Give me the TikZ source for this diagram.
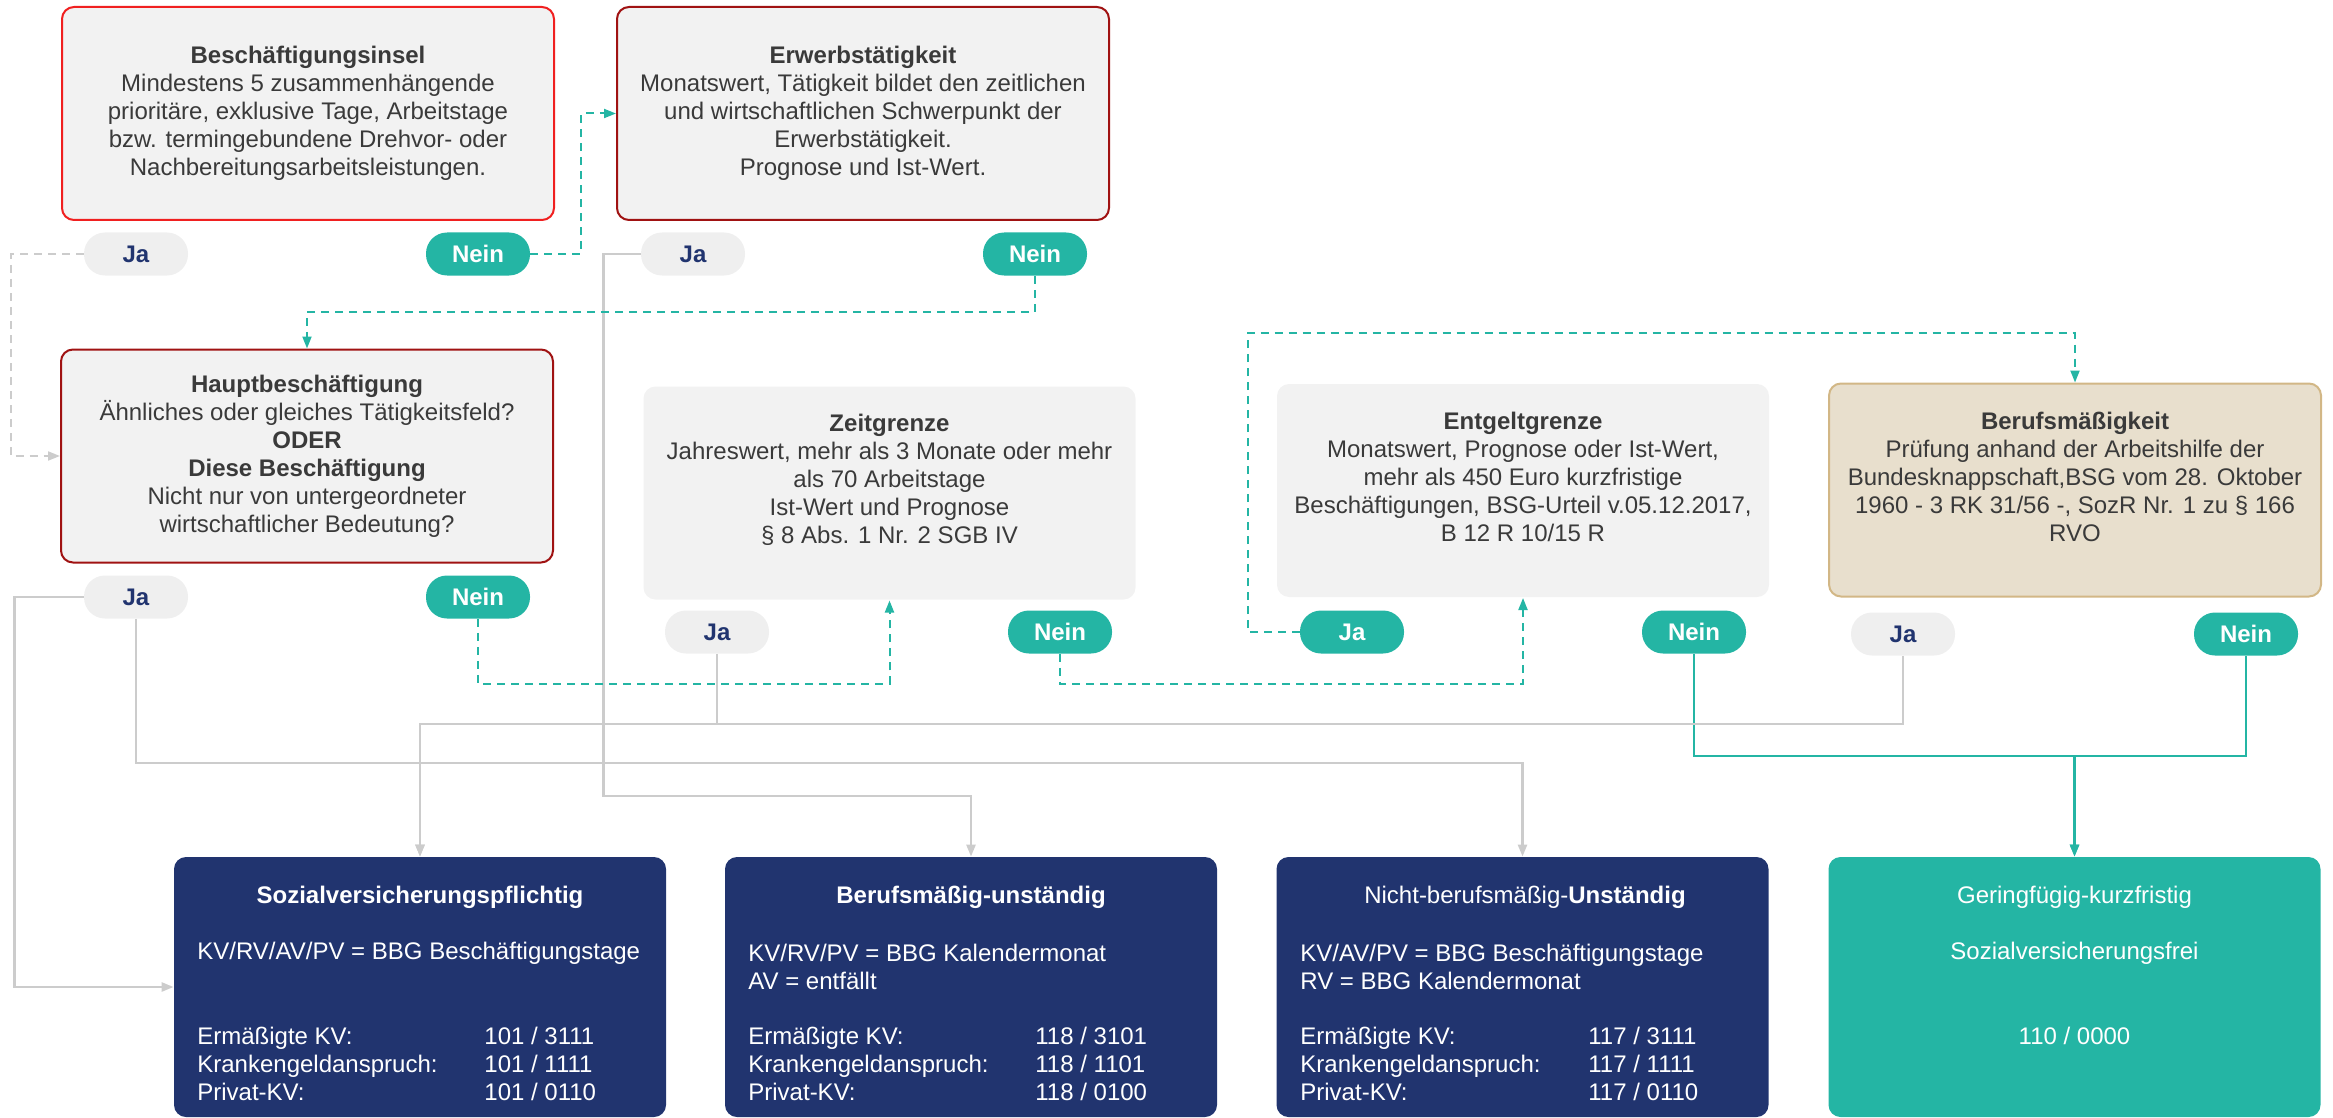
\documentclass[tikz,border=0pt]{standalone}
\usepackage{fontspec}
\setmainfont{Liberation Sans}
\usetikzlibrary{arrows.meta, positioning, calc}

\definecolor{boxgray}{HTML}{F2F2F2}
\definecolor{txtgray}{HTML}{3A3A3A}
\definecolor{brightred}{HTML}{F02020}
\definecolor{darkred}{HTML}{A01212}
\definecolor{tealgreen}{HTML}{24B5A4}
\definecolor{navyblue}{HTML}{21346F}
\definecolor{pillgray}{HTML}{EFEFEF}
\definecolor{linegray}{HTML}{CCCCCC}
\definecolor{beige}{HTML}{E8DFCD}
\definecolor{tanline}{HTML}{D2B786}

\tikzset{
    checkbox/.style={rectangle, rounded corners=6pt, fill=boxgray, line width=1pt,
        minimum width=246pt, minimum height=106.5pt, inner sep=0pt},
    boxtext/.style={font=\fontsize{12}{14}\selectfont, text=txtgray, align=center, inner sep=0pt},
    resultbox/.style={rectangle, rounded corners=6pt, minimum width=246pt,
        minimum height=130pt, inner sep=0pt},
    restext/.style={font=\fontsize{12}{14}\selectfont, text=white, inner sep=0pt, align=left},
    pill/.style={rectangle, rounded corners=10.5pt, minimum width=52pt, minimum height=21.5pt,
        inner sep=0pt, font=\fontsize{12}{14}\selectfont\bfseries},
    jabtn/.style={pill, fill=pillgray, text=navyblue},
    neinbtn/.style={pill, fill=tealgreen, text=white},
    grayarrow/.style={draw=linegray, line width=1.25pt, -{Triangle[length=6pt, width=4.5pt]}},
    graydash/.style={grayarrow, line width=1pt, dash pattern=on 4pt off 3pt},
    tealdash/.style={draw=tealgreen, line width=1pt, dash pattern=on 4pt off 3pt,
        -{Triangle[length=6pt, width=4.5pt]}},
    tealarrow/.style={draw=tealgreen, line width=1.25pt, -{Triangle[length=6pt, width=4.5pt]}}
}

\begin{document}
\begin{tikzpicture}[x=0.5pt, y=-0.5pt]
    \useasboundingbox (0,0) rectangle (2333,1118);

    % Top row
    \node[checkbox, draw=brightred] (insel) at (308,113.5) {};
    \node[boxtext] (inselT) at (insel.center) {\textbf{Beschäftigungsinsel}\\Mindestens 5 zusammenhängende\\prioritäre, exklusive Tage, Arbeitstage\\bzw. termingebundene Drehvor- oder\\Nachbereitungsarbeitsleistungen.};
    \node[checkbox, draw=darkred] (erwerb) at (863,113.5) {};
    \node[boxtext] (erwerbT) at (erwerb.center) {\textbf{Erwerbstätigkeit}\\Monatswert, Tätigkeit bildet den zeitlichen\\und wirtschaftlichen Schwerpunkt der\\Erwerbstätigkeit.\\Prognose und Ist-Wert.};

    \node[jabtn] (ja1) at (136,254) {Ja};
    \node[neinbtn] (nein1) at (478,254) {Nein};
    \node[jabtn] (ja2) at (693,254) {Ja};
    \node[neinbtn] (nein2) at (1035,254) {Nein};

    % Middle row
    \node[checkbox, draw=darkred] (haupt) at (307,456) {};
    \node[boxtext] (hauptT) at (haupt.center) {\textbf{Hauptbeschäftigung}\\Ähnliches oder gleiches Tätigkeitsfeld?\\\textbf{ODER}\\\textbf{Diese Beschäftigung}\\Nicht nur von untergeordneter\\wirtschaftlicher Bedeutung?};
    \node[checkbox] (zeit) at (889.5,493) {};
    \node[boxtext] (zeitT) at (889.5,480) {\textbf{Zeitgrenze}\\Jahreswert, mehr als 3 Monate oder mehr\\als 70 Arbeitstage\\Ist-Wert und Prognose\\§ 8 Abs. 1 Nr. 2 SGB IV};
    \node[checkbox] (entgelt) at (1523,490.5) {};
    \node[boxtext] (entgeltT) at (1523,477) {\textbf{Entgeltgrenze}\\Monatswert, Prognose oder Ist-Wert,\\mehr als 450 Euro kurzfristige\\Beschäftigungen, BSG-Urteil v.05.12.2017,\\B 12 R 10/15 R};
    \node[checkbox, fill=beige, draw=tanline] (beruf) at (2075,490) {};
    \node[boxtext] (berufT) at (2075,477) {\textbf{Berufsmäßigkeit}\\Prüfung anhand der Arbeitshilfe der\\Bundesknappschaft,BSG vom 28. Oktober\\1960 - 3 RK 31/56 -, SozR Nr. 1 zu § 166\\RVO};

    \node[jabtn] (jaH) at (136,597) {Ja};
    \node[neinbtn] (neinH) at (478,597) {Nein};
    \node[jabtn] (jaZ) at (717,632) {Ja};
    \node[neinbtn] (neinZ) at (1060,632) {Nein};
    \node[neinbtn] (jaE) at (1352,632) {Ja};
    \node[neinbtn] (neinE) at (1694,632) {Nein};
    \node[jabtn] (jaB) at (1903,634) {Ja};
    \node[neinbtn] (neinB) at (2246,634) {Nein};

    % Result boxes
    \node[resultbox, fill=navyblue] (sozial) at (420,987) {};
    \node[resultbox, fill=navyblue] (berufsu) at (971,987) {};
    \node[resultbox, fill=navyblue] (nicht) at (1522.5,987) {};
    \node[resultbox, fill=tealgreen] (gering) at (2074.5,987) {};

    \node[restext] (sozialT) at (420,897) {\textbf{Sozialversicherungspflichtig}};
    \node[restext, anchor=west] (sozialA) at (197,953) {KV/RV/AV/PV = BBG Beschäftigungstage};
    \node[restext, anchor=west] (sozialK) at (197,1064) {Ermäßigte KV:\\Krankengeldanspruch:\\Privat-KV:};
    \node[restext, anchor=west] (sozialW) at (484,1064) {101 / 3111\\101 / 1111\\101 / 0110};

    \node[restext] (berufsuT) at (971,897) {\textbf{Berufsmäßig-unständig}};
    \node[restext, anchor=west] (berufsuA) at (748,966.5) {KV/RV/PV = BBG Kalendermonat\\AV = entfällt};
    \node[restext, anchor=west] (berufsuK) at (748,1064) {Ermäßigte KV:\\Krankengeldanspruch:\\Privat-KV:};
    \node[restext, anchor=west] (berufsuW) at (1035,1064) {118 / 3101\\118 / 1101\\118 / 0100};

    \node[restext] (nichtT) at (1525,897) {Nicht-berufsmäßig-\textbf{Unständig}};
    \node[restext, anchor=west] (nichtA) at (1300,966.5) {KV/AV/PV = BBG Beschäftigungstage\\RV = BBG Kalendermonat};
    \node[restext, anchor=west] (nichtK) at (1300,1064) {Ermäßigte KV:\\Krankengeldanspruch:\\Privat-KV:};
    \node[restext, anchor=west] (nichtW) at (1588,1064) {117 / 3111\\117 / 1111\\117 / 0110};

    \node[restext] (geringT) at (2074.5,897) {Geringfügig-kurzfristig};
    \node[restext] (geringA) at (2074.5,953) {Sozialversicherungsfrei};
    \node[restext] (geringW) at (2074.5,1036) {110 / 0000};

    % Connectors
    \draw[graydash] (ja1.west) -- ++(-73,0) |- (haupt.west);
    \draw[tealdash] (nein1.east) -- ++(51,0) |- (erwerb.west);
    \draw[grayarrow] (ja2.west) -- ++(-37,0) -- ++(0,542) -| (berufsu.north);
    \draw[tealdash] (nein2.south) -- ++(0,36) -| (haupt.north);
    \draw[grayarrow] (jaH.west) -- ++(-69,0) |- (sozial.west);
    \draw[grayarrow] (jaH.south) -- ++(0,144) -| (nicht.north);
    \draw[tealdash] (neinH.south) -- ++(0,65) -| (zeit.south);
    \draw[grayarrow] (jaZ.south) -- ++(0,70) -| (sozial.north);
    \draw[tealdash] (neinZ.south) -- ++(0,30) -| (entgelt.south);
    \draw[tealdash] (jaE.west) -- ++(-52,0) -- ++(0,-299) -| (beruf.north);
    \draw[tealarrow] (neinE.south) -- ++(0,102) -| (gering.north);
    \draw[grayarrow] (jaB.south) -- ++(0,68) -| (sozial.north);
    \draw[tealarrow] (neinB.south) -- ++(0,100) -| (gering.north);
\end{tikzpicture}
\end{document}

What you need to do
Restate only the lines running from the start of the material above through the line containing "(0,0) rectangle (2333,1118);", ends included. No pictures.

Full response
Give me the TikZ source for this diagram.
\documentclass[tikz,border=0pt]{standalone}
\usepackage{fontspec}
\setmainfont{Liberation Sans}
\usetikzlibrary{arrows.meta, positioning, calc}

\definecolor{boxgray}{HTML}{F2F2F2}
\definecolor{txtgray}{HTML}{3A3A3A}
\definecolor{brightred}{HTML}{F02020}
\definecolor{darkred}{HTML}{A01212}
\definecolor{tealgreen}{HTML}{24B5A4}
\definecolor{navyblue}{HTML}{21346F}
\definecolor{pillgray}{HTML}{EFEFEF}
\definecolor{linegray}{HTML}{CCCCCC}
\definecolor{beige}{HTML}{E8DFCD}
\definecolor{tanline}{HTML}{D2B786}

\tikzset{
    checkbox/.style={rectangle, rounded corners=6pt, fill=boxgray, line width=1pt,
        minimum width=246pt, minimum height=106.5pt, inner sep=0pt},
    boxtext/.style={font=\fontsize{12}{14}\selectfont, text=txtgray, align=center, inner sep=0pt},
    resultbox/.style={rectangle, rounded corners=6pt, minimum width=246pt,
        minimum height=130pt, inner sep=0pt},
    restext/.style={font=\fontsize{12}{14}\selectfont, text=white, inner sep=0pt, align=left},
    pill/.style={rectangle, rounded corners=10.5pt, minimum width=52pt, minimum height=21.5pt,
        inner sep=0pt, font=\fontsize{12}{14}\selectfont\bfseries},
    jabtn/.style={pill, fill=pillgray, text=navyblue},
    neinbtn/.style={pill, fill=tealgreen, text=white},
    grayarrow/.style={draw=linegray, line width=1.25pt, -{Triangle[length=6pt, width=4.5pt]}},
    graydash/.style={grayarrow, line width=1pt, dash pattern=on 4pt off 3pt},
    tealdash/.style={draw=tealgreen, line width=1pt, dash pattern=on 4pt off 3pt,
        -{Triangle[length=6pt, width=4.5pt]}},
    tealarrow/.style={draw=tealgreen, line width=1.25pt, -{Triangle[length=6pt, width=4.5pt]}}
}

\begin{document}
\begin{tikzpicture}[x=0.5pt, y=-0.5pt]
    \useasboundingbox (0,0) rectangle (2333,1118);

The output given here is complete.